What a Mature Penetration Testing Programme Looks Like Over Multiple Years

Event vs Programme

The difference between testing once a year and improving every year.

Most organisations commission their first penetration test because they have to — a compliance requirement, an insurance condition, a client contract, or a board directive after a competitor's breach. The test happens. The report arrives. Some findings are fixed. The report is filed. Twelve months later, the cycle repeats.

This is penetration testing as an event. It produces a snapshot — a point-in-time assessment that captures the organisation's security posture during the testing window. The snapshot has value: it identifies vulnerabilities, demonstrates compliance, and provides the evidence that auditors and insurers require. But each snapshot is independent. The tester starts from scratch. Findings from the previous year may recur. Progress is difficult to measure. The board sees a new set of numbers each year and has no way to determine whether the security programme is improving.

A penetration testing programme is different. It's a multi-year strategy where each engagement builds on the previous one. The scope evolves. The metrics compound. The provider understands the environment's history. Remediation is tracked across engagements, not just within them. The board sees a trajectory — not a snapshot — and can evaluate whether the security investment is producing returns.

The difference isn't cost. A programme costs roughly the same as annual tests. The difference is intent: the organisation treats penetration testing as an input to a continuous improvement cycle, not as a compliance obligation that gets discharged once a year.

The Maturity Journey

How a programme evolves from year one through year five.

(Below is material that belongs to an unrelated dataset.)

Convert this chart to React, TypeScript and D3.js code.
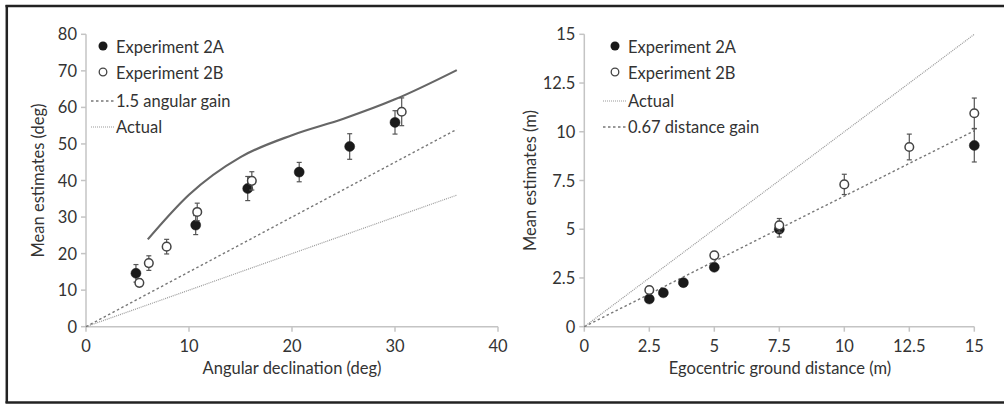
import React from "react";
import * as d3 from "d3";

// ---- Left panel data ----
const leftA_x = [4.85, 10.65, 15.7, 20.7, 25.6, 30.0];
const leftA_y = [14.6, 27.8, 37.8, 42.3, 49.3, 55.9];
const leftA_err = [2.4, 2.6, 3.3, 2.65, 3.5, 3.2];

const leftB_x = [5.18, 6.1, 7.83, 10.8, 16.1, 30.65];
const leftB_y = [12.0, 17.4, 21.9, 31.4, 39.9, 58.8];
const leftB_err = [1.0, 2.0, 2.0, 2.4, 2.5, 3.8];

const curve_x = [6, 10, 15, 20, 25, 30, 36];
const curve_y = [23.9, 36.1, 46.4, 52.4, 56.9, 62.2, 70.2];

const leftLineEnd = 36;
const leftGain = 1.5;

const leftXTicks = [0, 10, 20, 30, 40];
const leftYTicks = [0, 10, 20, 30, 40, 50, 60, 70, 80];

// ---- Right panel data ----
const rightA_x = [2.5, 3.04, 3.81, 5.0, 7.5, 15];
const rightA_y = [1.42, 1.74, 2.26, 3.05, 5.0, 9.3];
const rightA_err = [0, 0, 0, 0, 0.4, 0.85];

const rightB_x = [2.5, 5, 7.5, 10, 12.5, 15];
const rightB_y = [1.88, 3.66, 5.2, 7.3, 9.22, 10.95];
const rightB_err = [0, 0, 0.35, 0.52, 0.66, 0.78];

const rightLineEnd = 15;
const rightGain = 0.67;

const rightXTicks = [0, 2.5, 5, 7.5, 10, 12.5, 15];
const rightYTicks = [0, 2.5, 5, 7.5, 10, 12.5, 15];

const FONT = "Lato, 'Open Sans', sans-serif";
const AXIS = "#c4c4c4";
const TEXT = "#333";
const MARK = "#1a1a1a";
const LINE = "#777";
const FS_TICK = 16.5;
const FS_LEG = 16.5;
const FS_TITLE = 16.5;

type Pt = { x: number; y: number; e: number };
const zip = (xs: number[], ys: number[], es: number[]): Pt[] =>
  xs.map((x, i) => ({ x, y: ys[i], e: es[i] }));

function Axes({ x, y, xTicks, yTicks, fmt }: any) {
  const [x0, x1] = x.range();
  const [y0, y1] = y.range();
  return (
    <g>
      <line x1={x0} x2={x1} y1={y0} y2={y0} stroke={AXIS} strokeWidth={1.5} />
      <line x1={x0} x2={x0} y1={y0} y2={y1} stroke={AXIS} strokeWidth={1.5} />
      {xTicks.map((t: number) => (
        <g key={"x" + t}>
          <line x1={x(t)} x2={x(t)} y1={y0} y2={y0 + 5} stroke={AXIS} strokeWidth={1.5} />
          <text x={x(t)} y={y0 + 25} textAnchor="middle" fontSize={FS_TICK} fill={TEXT} fontFamily={FONT}>
            {fmt(t)}
          </text>
        </g>
      ))}
      {yTicks.map((t: number) => (
        <g key={"y" + t}>
          <line x1={x0 - 5} x2={x0} y1={y(t)} y2={y(t)} stroke={AXIS} strokeWidth={1.5} />
          <text x={x0 - 9} y={y(t) + 6} textAnchor="end" fontSize={FS_TICK} fill={TEXT} fontFamily={FONT}>
            {fmt(t)}
          </text>
        </g>
      ))}
    </g>
  );
}

function Points({ data, x, y, open }: { data: Pt[]; x: any; y: any; open: boolean }) {
  return (
    <g>
      {data.map((d, i) => (
        <g key={i}>
          {d.e > 0 && (
            <g stroke="#555" strokeWidth={1.2}>
              <line x1={x(d.x)} x2={x(d.x)} y1={y(d.y - d.e)} y2={y(d.y + d.e)} />
              <line x1={x(d.x) - 2.5} x2={x(d.x) + 2.5} y1={y(d.y - d.e)} y2={y(d.y - d.e)} />
              <line x1={x(d.x) - 2.5} x2={x(d.x) + 2.5} y1={y(d.y + d.e)} y2={y(d.y + d.e)} />
            </g>
          )}
          <circle
            cx={x(d.x)}
            cy={y(d.y)}
            r={open ? 4.3 : 5}
            fill={open ? "#fff" : MARK}
            stroke={open ? "#444" : MARK}
            strokeWidth={open ? 1.5 : 0.5}
          />
        </g>
      ))}
    </g>
  );
}

function Legend({ x0, items }: { x0: number; items: any[] }) {
  const ys = [47, 73, 101, 127];
  return (
    <g fontFamily={FONT} fontSize={FS_LEG} fill={TEXT}>
      {items.map((it, i) => (
        <g key={i}>
          {it.kind === "filled" && <circle cx={x0 + 12} cy={ys[i] - 1} r={4.5} fill={MARK} />}
          {it.kind === "open" && (
            <circle cx={x0 + 12} cy={ys[i] - 1} r={3.8} fill="#fff" stroke="#444" strokeWidth={1.3} />
          )}
          {it.kind === "dash" && (
            <line x1={x0} x2={x0 + 24} y1={ys[i]} y2={ys[i]} stroke={LINE} strokeWidth={1.4} strokeDasharray="2.5,2.5" />
          )}
          {it.kind === "dot" && (
            <line x1={x0} x2={x0 + 24} y1={ys[i]} y2={ys[i]} stroke="#999" strokeWidth={1.2} strokeDasharray="1,1" />
          )}
          <text x={x0 + 25} y={ys[i] + 6}>
            {it.label}
          </text>
        </g>
      ))}
    </g>
  );
}

export default function App() {
  const W = 1007;
  const H = 404;

  const lx = d3.scaleLinear().domain([0, 40]).range([86, 498]);
  const ly = d3.scaleLinear().domain([0, 80]).range([326.7, 34.3]);
  const rx = d3.scaleLinear().domain([0, 15]).range([584.3, 974.3]);
  const ry = d3.scaleLinear().domain([0, 15]).range([326.7, 34.3]);

  const curvePath = d3
    .line<number>()
    .x((_, i) => lx(curve_x[i]))
    .y((d) => ly(d))
    .curve(d3.curveMonotoneX)(curve_y) as string;

  const fmtL = (t: number) => String(t);
  const fmtR = (t: number) => String(t);

  return (
    <svg width={W} height={H} style={{ position: "absolute", left: 0, top: 0 }}>
      <rect x={0} y={0} width={W} height={H} fill="#fff" />
      {/* frame */}
      <g stroke="#222" strokeWidth={2.5} fill="none">
        <line x1={5.5} x2={1004} y1={6} y2={6} />
        <line x1={6.8} x2={6.8} y1={5} y2={403} />
        <line x1={5.5} x2={1004} y1={402.5} y2={402.5} />
      </g>

      {/* Left panel */}
      <Axes x={lx} y={ly} xTicks={leftXTicks} yTicks={leftYTicks} fmt={fmtL} />
      <line x1={lx(0)} y1={ly(0)} x2={lx(leftLineEnd)} y2={ly(leftLineEnd)} stroke="#999" strokeWidth={1.2} strokeDasharray="1,1" />
      <line x1={lx(0)} y1={ly(0)} x2={lx(leftLineEnd)} y2={ly(leftLineEnd * leftGain)} stroke={LINE} strokeWidth={1.4} strokeDasharray="2.5,2.5" />
      <path d={curvePath} fill="none" stroke="#666" strokeWidth={2.2} />
      <Points data={zip(leftA_x, leftA_y, leftA_err)} x={lx} y={ly} open={false} />
      <Points data={zip(leftB_x, leftB_y, leftB_err)} x={lx} y={ly} open={true} />
      <Legend
        x0={91}
        items={[
          { kind: "filled", label: "Experiment 2A" },
          { kind: "open", label: "Experiment 2B" },
          { kind: "dash", label: "1.5 angular gain" },
          { kind: "dot", label: "Actual" },
        ]}
      />
      <text x={292} y={374} textAnchor="middle" fontSize={FS_TITLE} fill={TEXT} fontFamily={FONT}>
        Angular declination (deg)
      </text>
      <text
        transform={`translate(44,${ly(40)}) rotate(-90)`}
        textAnchor="middle"
        fontSize={FS_TITLE}
        fill={TEXT}
        fontFamily={FONT}
      >
        Mean estimates (deg)
      </text>

      {/* Right panel */}
      <Axes x={rx} y={ry} xTicks={rightXTicks} yTicks={rightYTicks} fmt={fmtR} />
      <line x1={rx(0)} y1={ry(0)} x2={rx(rightLineEnd)} y2={ry(rightLineEnd)} stroke="#999" strokeWidth={1.2} strokeDasharray="1,1" />
      <line x1={rx(0)} y1={ry(0)} x2={rx(rightLineEnd)} y2={ry(rightLineEnd * rightGain)} stroke={LINE} strokeWidth={1.4} strokeDasharray="2.5,2.5" />
      <Points data={zip(rightA_x, rightA_y, rightA_err)} x={rx} y={ry} open={false} />
      <Points data={zip(rightB_x, rightB_y, rightB_err)} x={rx} y={ry} open={true} />
      <Legend
        x0={603}
        items={[
          { kind: "filled", label: "Experiment 2A" },
          { kind: "open", label: "Experiment 2B" },
          { kind: "dot", label: "Actual" },
          { kind: "dash", label: "0.67 distance gain" },
        ]}
      />
      <text x={780} y={374} textAnchor="middle" fontSize={FS_TITLE} fill={TEXT} fontFamily={FONT}>
        Egocentric ground distance (m)
      </text>
      <text
        transform={`translate(536,${ry(7.5)}) rotate(-90)`}
        textAnchor="middle"
        fontSize={FS_TITLE}
        fill={TEXT}
        fontFamily={FONT}
      >
        Mean estimates (m)
      </text>
    </svg>
  );
}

Year	Focus	What Changes	Board Sees
Year 1: Baseline	Internal infrastructure pen test. Establish the current state. Identify the most critical attack paths. Build the remediation tracker.	First-time engagement. Full discovery. The tester maps the environment, identifies the chains, and produces the initial remediation roadmap. The organisation learns what its actual risk looks like — often for the first time.	"Here's where we are. The tester reached Domain Admin in 2 hours. Here are the three quick wins that break the chain, and here's the 6-month programme to address the systemic issues."
Year 2: Validate and Expand	Retest previous findings. Expand scope to include web applications or cloud. Measure improvement against baseline.	The tester receives last year's report and tracker. They validate remediations, identify recurring findings, and test new scope areas. The first longitudinal comparison is produced — the beginning of the trend.	"Recurring findings dropped from 34 to 6. Time to DA increased from 2 hours to 2 days. Detection rate improved from 0% to 44%. Here's the updated roadmap for Year 3."
Year 3: Deepen and Diversify	Add social engineering or physical access testing. Introduce red team exercises for the first time. Test detection and response, not just prevention.	The programme moves beyond vulnerability finding into detection testing. The SOC is assessed alongside the infrastructure. Red team exercises simulate realistic adversary behaviour over extended periods — testing the organisation's ability to detect and respond, not just resist.	"The SOC detected 7 of 8 tester actions. Mean detection time was 47 minutes. DA was not achieved within the 10-day window. Two areas need investment: cloud security and phishing resilience."
Year 4: Optimise	Purple team sessions where testers and defenders collaborate. Targeted testing of new infrastructure (cloud migration, M&A integration). Scenario-based testing (ransomware simulation, insider threat).	The programme is mature enough to move from adversarial testing to collaborative improvement. Purple team sessions let the SOC watch the tester's techniques in real time and tune detection rules live. Scenario-based testing validates the organisation's resilience against specific threats that matter to the business.	"Purple team session resulted in 14 new detection rules. Ransomware simulation showed containment within 23 minutes. Cloud assessment identified 3 critical misconfigurations in the new AWS environment."
Year 5: Continuous Assurance	Rotating scope across the full estate. Continuous vulnerability management integrated with periodic deep testing. Bug bounty programme for external perspective. Testing embedded in the SDLC.	The programme is self-sustaining. Testing is continuous, not annual. Every major change triggers a targeted assessment. The bug bounty provides ongoing external validation. Pen testing is embedded in the development lifecycle — new applications are tested before release.	"No tester has achieved DA in 18 months. Detection rate is 91%. Mean remediation time is 11 days. The programme is producing compounding returns on a stable budget."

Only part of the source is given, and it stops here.